*INFORMATION PROVIDED*:
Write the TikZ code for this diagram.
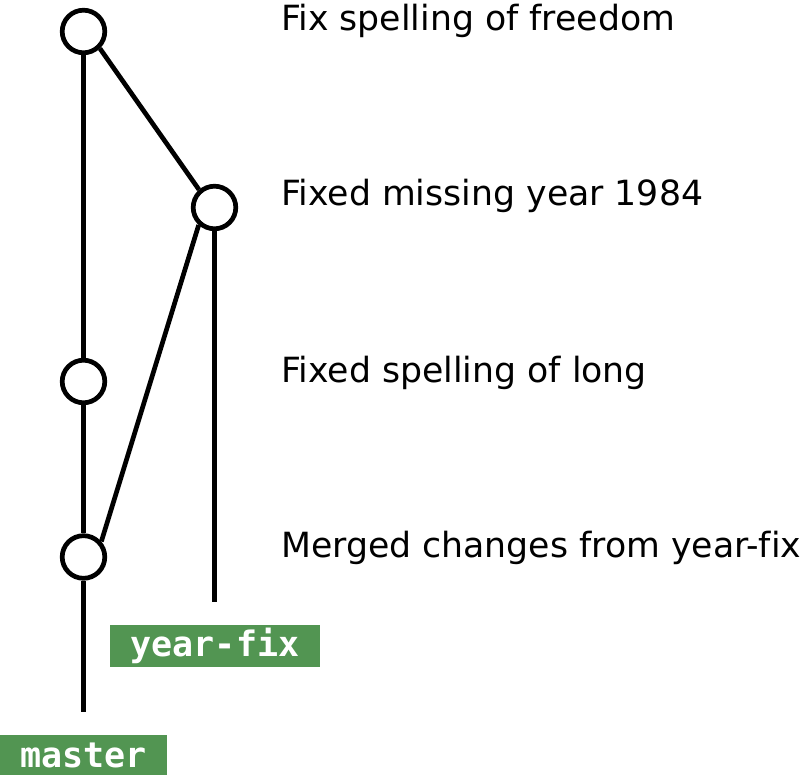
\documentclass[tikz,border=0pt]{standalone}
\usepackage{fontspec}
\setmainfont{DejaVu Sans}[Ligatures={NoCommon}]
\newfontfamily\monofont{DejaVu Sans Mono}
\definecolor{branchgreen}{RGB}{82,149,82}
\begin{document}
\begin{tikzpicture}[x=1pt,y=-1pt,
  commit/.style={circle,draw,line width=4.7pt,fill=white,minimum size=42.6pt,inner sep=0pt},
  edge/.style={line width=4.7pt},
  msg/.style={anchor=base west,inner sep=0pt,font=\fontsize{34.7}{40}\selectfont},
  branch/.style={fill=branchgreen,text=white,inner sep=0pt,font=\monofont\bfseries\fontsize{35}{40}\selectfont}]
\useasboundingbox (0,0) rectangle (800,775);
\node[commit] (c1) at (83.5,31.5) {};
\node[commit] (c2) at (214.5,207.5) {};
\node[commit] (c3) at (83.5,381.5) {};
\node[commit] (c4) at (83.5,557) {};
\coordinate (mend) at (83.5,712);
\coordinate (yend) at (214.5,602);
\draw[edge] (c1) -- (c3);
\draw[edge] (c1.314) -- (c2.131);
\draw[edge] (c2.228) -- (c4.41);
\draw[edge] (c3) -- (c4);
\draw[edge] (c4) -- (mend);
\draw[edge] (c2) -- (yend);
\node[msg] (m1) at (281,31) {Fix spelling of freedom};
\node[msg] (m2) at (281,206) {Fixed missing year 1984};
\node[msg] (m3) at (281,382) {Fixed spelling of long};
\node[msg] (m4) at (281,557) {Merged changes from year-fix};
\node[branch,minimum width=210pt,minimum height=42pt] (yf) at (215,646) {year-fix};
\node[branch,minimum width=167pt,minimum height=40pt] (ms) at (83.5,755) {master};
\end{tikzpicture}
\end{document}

*EXERCISE REQUIREMENTS*:
Quote in full the listing given above; the images are to be left out.

*OUTPUT FOR THIS TASK*:
Write the TikZ code for this diagram.
\documentclass[tikz,border=0pt]{standalone}
\usepackage{fontspec}
\setmainfont{DejaVu Sans}[Ligatures={NoCommon}]
\newfontfamily\monofont{DejaVu Sans Mono}
\definecolor{branchgreen}{RGB}{82,149,82}
\begin{document}
\begin{tikzpicture}[x=1pt,y=-1pt,
  commit/.style={circle,draw,line width=4.7pt,fill=white,minimum size=42.6pt,inner sep=0pt},
  edge/.style={line width=4.7pt},
  msg/.style={anchor=base west,inner sep=0pt,font=\fontsize{34.7}{40}\selectfont},
  branch/.style={fill=branchgreen,text=white,inner sep=0pt,font=\monofont\bfseries\fontsize{35}{40}\selectfont}]
\useasboundingbox (0,0) rectangle (800,775);
\node[commit] (c1) at (83.5,31.5) {};
\node[commit] (c2) at (214.5,207.5) {};
\node[commit] (c3) at (83.5,381.5) {};
\node[commit] (c4) at (83.5,557) {};
\coordinate (mend) at (83.5,712);
\coordinate (yend) at (214.5,602);
\draw[edge] (c1) -- (c3);
\draw[edge] (c1.314) -- (c2.131);
\draw[edge] (c2.228) -- (c4.41);
\draw[edge] (c3) -- (c4);
\draw[edge] (c4) -- (mend);
\draw[edge] (c2) -- (yend);
\node[msg] (m1) at (281,31) {Fix spelling of freedom};
\node[msg] (m2) at (281,206) {Fixed missing year 1984};
\node[msg] (m3) at (281,382) {Fixed spelling of long};
\node[msg] (m4) at (281,557) {Merged changes from year-fix};
\node[branch,minimum width=210pt,minimum height=42pt] (yf) at (215,646) {year-fix};
\node[branch,minimum width=167pt,minimum height=40pt] (ms) at (83.5,755) {master};
\end{tikzpicture}
\end{document}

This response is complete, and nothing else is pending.